Solid-state electrolytes in the Li₂S-P₂S₅ system have emerged as promising candidates for next-generation all-solid-state batteries (ASSBs) due to their high ionic conductivity and superior electrochemical stability. Among these, the Li₇P₃S₁₁ phase exhibits exceptional ionic conductivity (∼10⁻³ S cm⁻¹ at room temperature), making it a focal point for materials research. This review provides a comprehensive analysis of dopant-driven modifications in Li₇P₃S₁₁, emphasizing their impact on structural evolution, ionic transport, electrochemical performance, and long-term stability. Both cationic (e.g., transition and alkali metals) and anionic (e.g., oxygen) doping strategies are examined, offering insights into their roles in optimizing ionic conductivity and interfacial compatibility.

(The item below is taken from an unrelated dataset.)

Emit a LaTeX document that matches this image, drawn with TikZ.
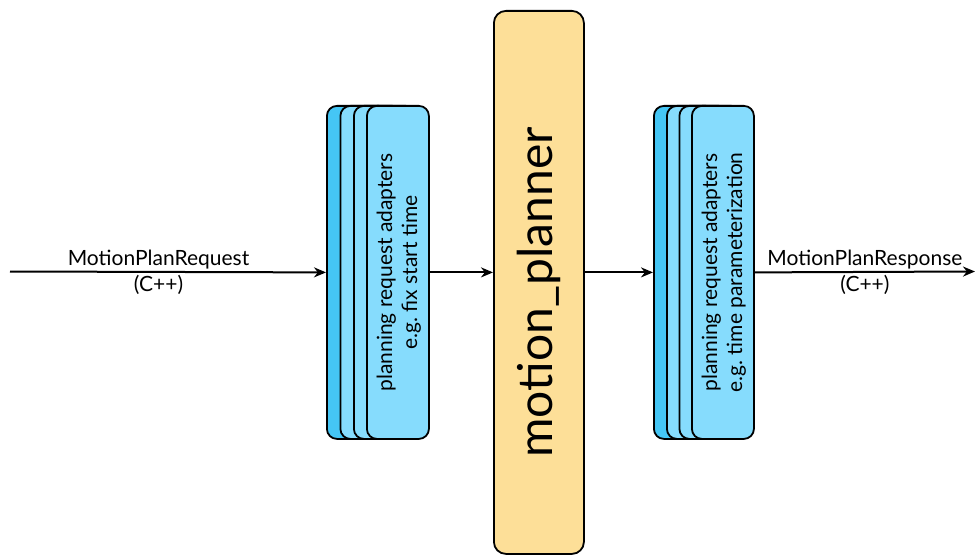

Sulfide dopants enhance lithium-ion mobility and interfacial stability with lithium metal and sulfur cathodes, while oxide dopants improve air stability and suppress dendrite formation. Nitride dopants, though beneficial for interfacial compatibility, may introduce additional resistance at electrode-electrolyte interfaces. Despite these advancements, challenges such as dopant-induced phase instability, synthesis complexity, and environmental sensitivity persist, necessitating a strategic approach to doping. By categorizing dopants based on their chemical interactions with the Li₇P₃S₁₁ matrix, this review outlines a framework for rational dopant selection and design. The insights presented herein provide a foundation for advancing doped solid electrolytes, accelerating the development of high-performance lithium‑sulfur batteries for next-generation energy storage applications.